Spike Lee did the right thing.
The Jungle Fever director Thursday apologized and reached a settlement with Elaine and David McClain, the elderly Sanford, Florida couple fled their home after the director re-tweeted their address under the false pretense it belonged to George Zimmerman, the neighborhood watch volunteer who fatally shot 17-year-old Trayvon Martin last month.
“At this point in time, we have come to an agreement with Spike Lee and his attorneys, and at this point, the matter is fully resolved,” Matt Morgan, the lawyer for the McClains, said in a statement on behalf on the family. “Spike has agreed to compensate the McClains for their loss and for the disruption into their lives. He’s taken full responsibility.”
Lee tweeted Wednesday: “I Deeply Apologize To The McClain Family For Retweeting Their Address. It Was A Mistake. Please Leave The McClain’s In Peace.”
The tweet induced a flood of negative feedback -- including hate mail, unwanted media inquiries and concern from neighbors -- aimed at the septuagenarian couple, the Orlando Sentinel reported, causing them to temporarily relocate to a local hotel.

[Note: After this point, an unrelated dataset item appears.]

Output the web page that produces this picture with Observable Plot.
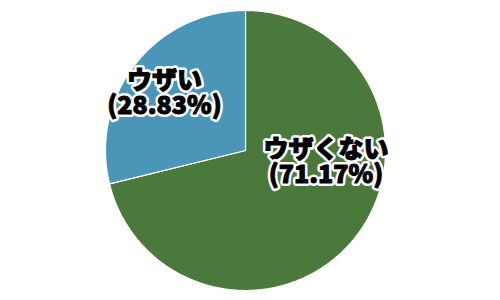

Elaine told the AP the X director “was really kind” in their chat.
“When he called us, you could just tell he really felt bad about it,” she said. “And it was just a slip, and I just know that he really, really has been concerned.”
Morgan told the LA Times, “The McClains were very moved by Mr. Lee's apology. They would like the Lee family to be left in peace.”
Elaine, 70, and David, 72, have no ties to George Zimmerman, though the Elaine’s son is named William George Zimmerman, and had records at that address when he lived with her back in 1995.